- **MATERIAL**
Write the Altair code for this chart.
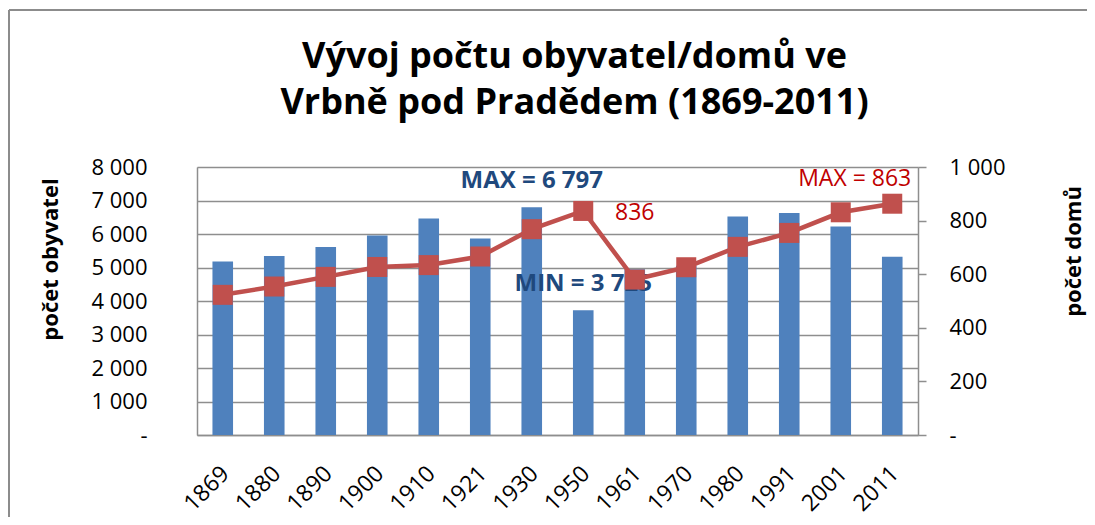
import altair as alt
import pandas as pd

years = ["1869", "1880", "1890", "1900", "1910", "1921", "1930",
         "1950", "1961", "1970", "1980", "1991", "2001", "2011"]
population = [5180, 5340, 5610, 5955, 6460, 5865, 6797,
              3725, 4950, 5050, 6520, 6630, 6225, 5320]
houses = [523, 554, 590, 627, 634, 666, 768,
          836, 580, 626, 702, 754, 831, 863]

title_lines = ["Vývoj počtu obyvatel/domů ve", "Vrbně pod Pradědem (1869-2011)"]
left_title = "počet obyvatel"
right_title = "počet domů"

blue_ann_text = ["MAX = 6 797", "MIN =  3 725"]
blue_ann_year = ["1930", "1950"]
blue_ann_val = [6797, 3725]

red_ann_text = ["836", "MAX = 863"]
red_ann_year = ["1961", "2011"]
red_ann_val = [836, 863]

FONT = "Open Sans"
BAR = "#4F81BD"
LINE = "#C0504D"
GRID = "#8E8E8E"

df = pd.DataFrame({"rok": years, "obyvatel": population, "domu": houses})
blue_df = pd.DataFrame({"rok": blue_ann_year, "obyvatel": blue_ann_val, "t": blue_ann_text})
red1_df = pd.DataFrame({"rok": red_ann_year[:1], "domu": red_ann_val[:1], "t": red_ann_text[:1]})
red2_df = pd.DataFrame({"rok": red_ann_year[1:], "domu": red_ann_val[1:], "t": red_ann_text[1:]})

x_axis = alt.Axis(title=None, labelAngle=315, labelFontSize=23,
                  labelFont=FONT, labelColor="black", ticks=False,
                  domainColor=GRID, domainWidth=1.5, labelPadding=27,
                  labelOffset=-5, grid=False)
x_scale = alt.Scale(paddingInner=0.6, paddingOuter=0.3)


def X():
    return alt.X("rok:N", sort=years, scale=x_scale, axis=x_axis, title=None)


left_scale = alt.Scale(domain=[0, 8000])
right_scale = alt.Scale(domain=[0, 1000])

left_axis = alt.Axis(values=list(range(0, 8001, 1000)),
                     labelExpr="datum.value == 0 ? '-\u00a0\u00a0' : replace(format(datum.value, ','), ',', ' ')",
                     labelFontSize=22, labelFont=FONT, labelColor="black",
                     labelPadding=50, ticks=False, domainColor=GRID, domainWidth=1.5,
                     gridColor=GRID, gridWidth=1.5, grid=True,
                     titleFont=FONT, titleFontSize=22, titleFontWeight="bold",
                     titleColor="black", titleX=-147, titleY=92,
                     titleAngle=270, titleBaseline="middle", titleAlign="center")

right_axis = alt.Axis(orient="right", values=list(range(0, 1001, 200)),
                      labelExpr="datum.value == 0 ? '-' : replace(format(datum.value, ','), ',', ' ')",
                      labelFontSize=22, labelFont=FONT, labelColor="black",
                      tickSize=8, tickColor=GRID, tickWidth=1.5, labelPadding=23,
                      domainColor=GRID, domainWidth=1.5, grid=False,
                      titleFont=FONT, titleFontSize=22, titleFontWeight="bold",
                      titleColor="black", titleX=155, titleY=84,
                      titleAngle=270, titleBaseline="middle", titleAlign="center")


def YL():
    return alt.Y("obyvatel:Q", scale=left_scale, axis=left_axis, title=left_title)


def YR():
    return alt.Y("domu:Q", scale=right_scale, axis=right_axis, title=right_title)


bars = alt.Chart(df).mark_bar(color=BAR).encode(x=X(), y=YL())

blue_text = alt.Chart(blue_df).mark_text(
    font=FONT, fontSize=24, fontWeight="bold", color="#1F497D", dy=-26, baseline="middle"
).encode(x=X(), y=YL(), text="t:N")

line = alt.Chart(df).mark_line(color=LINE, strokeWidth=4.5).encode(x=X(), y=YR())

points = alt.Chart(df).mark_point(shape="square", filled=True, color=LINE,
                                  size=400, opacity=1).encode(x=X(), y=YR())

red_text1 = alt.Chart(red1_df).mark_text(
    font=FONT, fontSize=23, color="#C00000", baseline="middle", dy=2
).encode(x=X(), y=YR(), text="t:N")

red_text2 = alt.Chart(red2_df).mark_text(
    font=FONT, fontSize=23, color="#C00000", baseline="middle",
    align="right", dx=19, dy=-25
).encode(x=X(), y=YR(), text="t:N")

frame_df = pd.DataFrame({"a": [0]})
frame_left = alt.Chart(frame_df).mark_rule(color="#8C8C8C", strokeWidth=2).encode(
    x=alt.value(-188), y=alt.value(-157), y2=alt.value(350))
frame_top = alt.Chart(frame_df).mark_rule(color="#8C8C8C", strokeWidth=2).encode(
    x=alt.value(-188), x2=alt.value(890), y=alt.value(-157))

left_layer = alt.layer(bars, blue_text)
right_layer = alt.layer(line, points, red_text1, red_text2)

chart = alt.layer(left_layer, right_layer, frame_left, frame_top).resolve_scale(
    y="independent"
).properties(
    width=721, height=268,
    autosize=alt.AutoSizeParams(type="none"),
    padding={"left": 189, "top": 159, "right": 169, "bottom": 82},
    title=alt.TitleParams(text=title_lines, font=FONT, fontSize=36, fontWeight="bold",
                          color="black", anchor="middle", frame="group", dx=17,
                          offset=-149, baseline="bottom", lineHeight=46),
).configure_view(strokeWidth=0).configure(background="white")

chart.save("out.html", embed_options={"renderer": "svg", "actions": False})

- **WHAT YOU ARE ASKED TO DO**
Your task is to return the lines above, from the first one up to and including the line containing "836, 580, 626, 702, 754, 831, 863]", minus any pictures.

- **FULL SOLUTION**
Write the Altair code for this chart.
import altair as alt
import pandas as pd

years = ["1869", "1880", "1890", "1900", "1910", "1921", "1930",
         "1950", "1961", "1970", "1980", "1991", "2001", "2011"]
population = [5180, 5340, 5610, 5955, 6460, 5865, 6797,
              3725, 4950, 5050, 6520, 6630, 6225, 5320]
houses = [523, 554, 590, 627, 634, 666, 768,
          836, 580, 626, 702, 754, 831, 863]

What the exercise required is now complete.